Pregnancy

How A Woman's Height Might Impact The Length Of Her Pregnancy

by Wendy Wisner
Updated: 
Originally Published: 
vitranc / Getty Images

When I was pregnant with my first baby, I assumed I would give birth after my due date. I had heard so many stories of moms having to wait (and wait and wait) for their first baby to arrive, and so I expected the same thing to happen to me.

It’s funny the things new mamas can convince ourselves of.

Suffice it to say, when my water broke one week and two days before my due date, I was S-H-O-C-K-E-D. I mean, it’s not that I didn’t know it could happen. But I wasn’t exactly prepared for it to happen when it did. And even though I knew that due dates could vary by a week or two, give or take, I was supposed to give birth after my due date, dammit.

You’d think I would have learned by my second baby, but I was still pretty surprised when I went into labor a week before my due date. I guess I never really learn.

Since then, I’ve thought a bunch about due dates and how the timing of it all works. I began to notice something weird, too. Many of my taller friends seemed to have pregnancies that really dragged out, whereas many of my shorter friends (myself included) seemed to have shorter pregnancies.

Lo and behold, it wasn’t just a theory! There’s actual research to back this up. A 2015 study published in the Journal of Obstetrics and Gynaecology found that there was a correlation between height and gestational length.

Specifically, they found that shorter moms (less than 165cm or 5ft, 4 inches) had shorter pregnancies than their taller counterparts, by about 0.6 or 0.7 weeks. These moms also tended to have more early term births.

Interestingly, as I dug deeper, I found that height isn’t the only factor that might influence gestational length.

Take these fascinating tidbits from a 2013 study conducted by the National Institutes for Health. First of all, the researchers remind us all that due dates vary a whole lot, and that’s totally normal. Only 4% of pregnancies last 40 weeks. And only 70% of mothers give birth within 10 days of their due date.

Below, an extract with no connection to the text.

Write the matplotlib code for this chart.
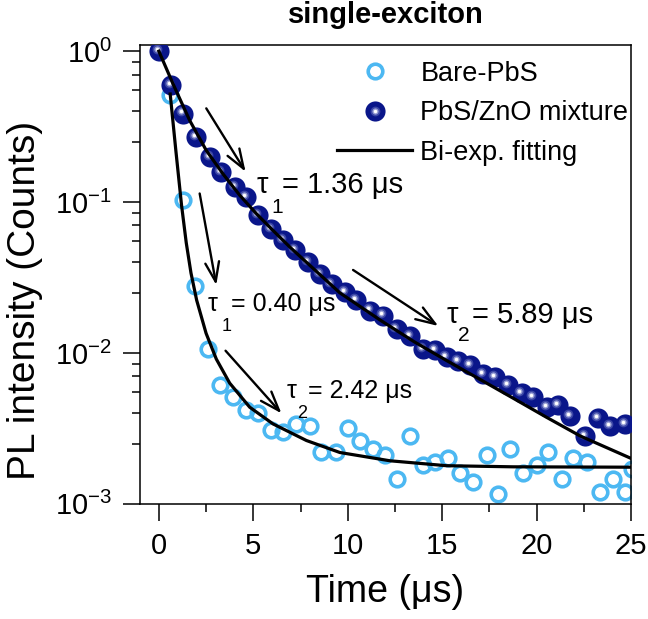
import matplotlib
matplotlib.use('Agg')
import matplotlib.pyplot as plt
from matplotlib.ticker import FixedLocator, MultipleLocator, NullFormatter
from matplotlib.transforms import offset_copy
from matplotlib.legend_handler import HandlerTuple

plt.rcParams['font.family'] = ['Liberation Sans', 'DejaVu Sans']
plt.rcParams['mathtext.fontset'] = 'custom'
plt.rcParams['mathtext.rm'] = 'Liberation Sans'
plt.rcParams['mathtext.it'] = 'Liberation Sans:italic'
plt.rcParams['mathtext.bf'] = 'Liberation Sans:bold'
plt.rcParams['axes.unicode_minus'] = False

# PL decay, values (time in us)
t_bare = [0, 0.57, 1.28, 1.89, 2.61, 3.22, 3.94, 4.63, 5.25, 5.96, 6.57,
          7.28, 7.99, 8.6, 9.4, 10.02, 10.64, 11.34, 11.96, 12.6, 13.29,
          13.99, 14.61, 15.32, 15.94, 16.64, 17.35, 17.96, 18.59, 19.29,
          20.0, 20.61, 21.32, 21.94, 22.65, 23.36, 24.06, 24.68, 25.05]
pl_bare = [1.0, 0.51, 0.1026, 0.028, 0.0106, 0.0061, 0.0051, 0.0042, 0.0040,
           0.0031, 0.0030, 0.0034, 0.0033, 0.0022, 0.0022, 0.0032, 0.0026,
           0.0023, 0.0021, 0.00146, 0.0028, 0.0018, 0.0019, 0.0020, 0.0016,
           0.0014, 0.0021, 0.00116, 0.0023, 0.0016, 0.0018, 0.0022, 0.00146,
           0.0020, 0.0019, 0.0012, 0.00146, 0.0012, 0.0017]

t_mix = [0, 0.66, 1.27, 1.98, 2.69, 3.31, 4.01, 4.63, 5.25, 5.96, 6.57,
         7.19, 7.9, 8.52, 9.14, 9.84, 10.46, 11.17, 11.87, 12.58, 13.29,
         13.99, 14.61, 15.23, 15.85, 16.46, 17.17, 17.79, 18.5, 19.2, 19.82,
         20.53, 21.15, 21.76, 22.56, 23.27, 23.88, 24.68]
pl_mix = [1.0, 0.595, 0.386, 0.27, 0.199, 0.158, 0.126, 0.108, 0.0816,
          0.0666, 0.0557, 0.0479, 0.040, 0.0335, 0.0287, 0.0253, 0.0223,
          0.0191, 0.0177, 0.0144, 0.013, 0.0106, 0.0104, 0.0094, 0.0089,
          0.0083, 0.0073, 0.0069, 0.0061, 0.0054, 0.0051, 0.0044, 0.0045,
          0.0038, 0.0028, 0.0037, 0.0033, 0.0034]

# bi-exponential fit curves
t_fit_bare = [0.6, 0.9, 1.2, 1.45, 1.7, 2.0, 2.5, 3.04, 3.75, 4.81, 6.04,
              7.81, 9.58, 12.23, 15.23, 18.76, 25]
fit_bare = [0.52, 0.219, 0.0955, 0.0537, 0.0339, 0.0224, 0.0135, 0.00912,
            0.00631, 0.00437, 0.00339, 0.00263, 0.00219, 0.00193, 0.00179,
            0.00176, 0.00175]
t_fit_mix = [0, 0.74, 1.63, 2.51, 3.39, 4.28, 5.16, 6.04, 6.93, 8.0, 9.57,
             11.69, 13.5, 15.23, 17.0, 18.76, 20.5, 22.3, 25]
fit_mix = [1.0, 0.611, 0.348, 0.220, 0.154, 0.111, 0.0838, 0.0649, 0.0504,
           0.0380, 0.0251, 0.0166, 0.0119, 0.00891, 0.00668, 0.00501,
           0.00376, 0.00282, 0.00200]

labels = ['Bare-PbS', 'PbS/ZnO mixture', 'Bi-exp. fitting']
c_bare = '#4cb8f2'
c_mix = '#0a168a'

fig = plt.figure(figsize=(6.48, 6.19), dpi=100)
ax = fig.add_axes([0.216, 0.186, 0.758, 0.741])

h_bare, = ax.plot(t_bare, pl_bare, ls='none', marker='o', ms=10.5, mew=2.6,
                  mfc='none', mec=c_bare, zorder=2)

# shaded balls: dark body + light spot shifted up-left
hl = offset_copy(ax.transData, fig=fig, x=-1.5, y=1.5, units='points')
h_m0, = ax.plot(t_mix, pl_mix, ls='none', marker='o', ms=14.5, mew=0,
                mfc=c_mix, zorder=3)
h_m1, = ax.plot(t_mix, pl_mix, ls='none', marker='o', ms=7, mew=0,
                mfc='#3d48a6', zorder=3, transform=hl)
h_m2, = ax.plot(t_mix, pl_mix, ls='none', marker='o', ms=4.5, mew=0,
                mfc='#9aa0d6', zorder=3, transform=hl)
h_m3, = ax.plot(t_mix, pl_mix, ls='none', marker='o', ms=2.5, mew=0,
                mfc='white', zorder=3, transform=hl)

h_fit, = ax.plot(t_fit_mix, fit_mix, c='k', lw=2.3, zorder=4)
ax.plot(t_fit_bare, fit_bare, c='k', lw=2.3, zorder=4)

# arrows
arrows = [((2.51, 0.418), (4.59, 0.159)),
          ((10.28, 0.0355), (14.79, 0.0151)),
          ((2.16, 0.114), (3.04, 0.0282)),
          ((3.53, 0.01035), (6.49, 0.00398))]
for start, end in arrows:
    ax.annotate('', xy=end, xytext=start, zorder=5,
                arrowprops=dict(arrowstyle='->,head_length=0.7,head_width=0.25',
                                mutation_scale=20, lw=1.7, color='k',
                                shrinkA=0, shrinkB=0))


def tau_label(x, y, sub, rest, size, dx_sub, dy_sub, dx_rest):
    ax.annotate('\u03c4', (x, y), fontsize=size, ha='left', va='baseline')
    ax.annotate(sub, (x, y), xytext=(dx_sub, dy_sub),
                textcoords='offset points', fontsize=size * 0.72,
                ha='left', va='baseline')
    ax.annotate(rest, (x, y), xytext=(dx_rest, 0),
                textcoords='offset points', fontsize=size,
                ha='left', va='baseline')


tau_label(5.18, 0.114, '1', '= 1.36 \u03bcs', 21, 10.8, -14.4, 18)
tau_label(15.24, 0.0159, '2', '= 5.89 \u03bcs', 21, 8, -13, 18)
tau_label(2.58, 0.0191, '1', '= 0.40 \u03bcs', 18, 10, -14.4, 17)
tau_label(6.77, 0.00506, '2', '= 2.42 \u03bcs', 18, 7.2, -14.4, 15)

ax.set_yscale('log')
ax.set_xlim(-1, 25)
ax.set_ylim(1e-3, 1.096)
ax.xaxis.set_major_locator(MultipleLocator(5))
ax.xaxis.set_minor_locator(MultipleLocator(2.5))
ax.yaxis.set_major_locator(FixedLocator([1e-3, 1e-2, 1e-1, 1e0]))
minors = [m * 10.0 ** e for e in (-3, -2, -1) for m in (2.5, 4, 5.5, 7, 8.5)]
ax.yaxis.set_minor_locator(FixedLocator(minors))
ax.yaxis.set_minor_formatter(NullFormatter())

ax.tick_params(which='major', direction='out', length=12, width=1.1,
               labelsize=21, pad=8)
ax.tick_params(which='minor', direction='out', length=6, width=1.1)
for sp in ax.spines.values():
    sp.set_linewidth(1.1)

ax.set_xlabel('Time (\u03bcs)', fontsize=27, labelpad=10)
ax.set_ylabel('PL intensity (Counts)', fontsize=28)
ax.yaxis.set_label_coords(-0.198, 0.444)
ax.set_title('single-exciton', fontsize=21, fontweight='bold', pad=16)

ax.legend([h_bare, (h_m0, h_m1, h_m2, h_m3), h_fit], labels,
          handler_map={tuple: HandlerTuple(ndivide=1, pad=0)},
          loc='upper left', bbox_to_anchor=(0.401, 0.966), frameon=False,
          fontsize=19.5, handlelength=2.78, handletextpad=0.3,
          labelspacing=0.5, borderpad=0, borderaxespad=0, numpoints=1)

fig.savefig('out.png', dpi=100)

According to the researchers, there are probably quite a few factors that contribute to your due date. One such factor could even go as far back as your baby’s conception. It turns out that babies who embryos look longer to implant tended to be born later. And moms who had a later progesterone rise after implantation had shorter pregnancies.

Totally strange and super intriguing, right?

There’s more, too. The researchers found that older women tended to have longer pregnancies, and that each year of age added about one day to their gestational period. Women who were larger babies at birth themselves had longer pregnancies as well. For each 100mg of a mother’s birthweight, the researchers estimated an extra day of pregnancy.

How long your previous pregnancies are can also have an impact. In the study, women who previously had longer pregnancies tended to continue having long pregnancies (sorry, gals!), leading the researchers to conclude that women tended to have consistent pregnancy lengths overall.

Obviously, all of these things are just estimates and describe overall trends. So if your pregnancy experience was vastly different, or varied from baby to baby, that’s totally within the realm of possibility. There is just so much variation when it comes to due dates.

And the fact is, researchers still don’t really know what exactly triggers a baby to be born. There is a theory that labor is triggered by a protein excreted by a baby’s lungs when their lungs become mature. Another theory is that a “genetic switch” from the placenta sets forth the hormone flux that begins labor.

I think the bottom line is that no one knows for sure what determines gestational length or what exactly triggers labor, but there are definitely patterns out there that are worth noting. And the whole thing is absolutely fascinating and mega-cool.

Basically, women are freaking miraculous and amazing, and it seems like we’ve only scratched the surface in terms of the intricacies and badassery of the female human body. Rock on, mamas.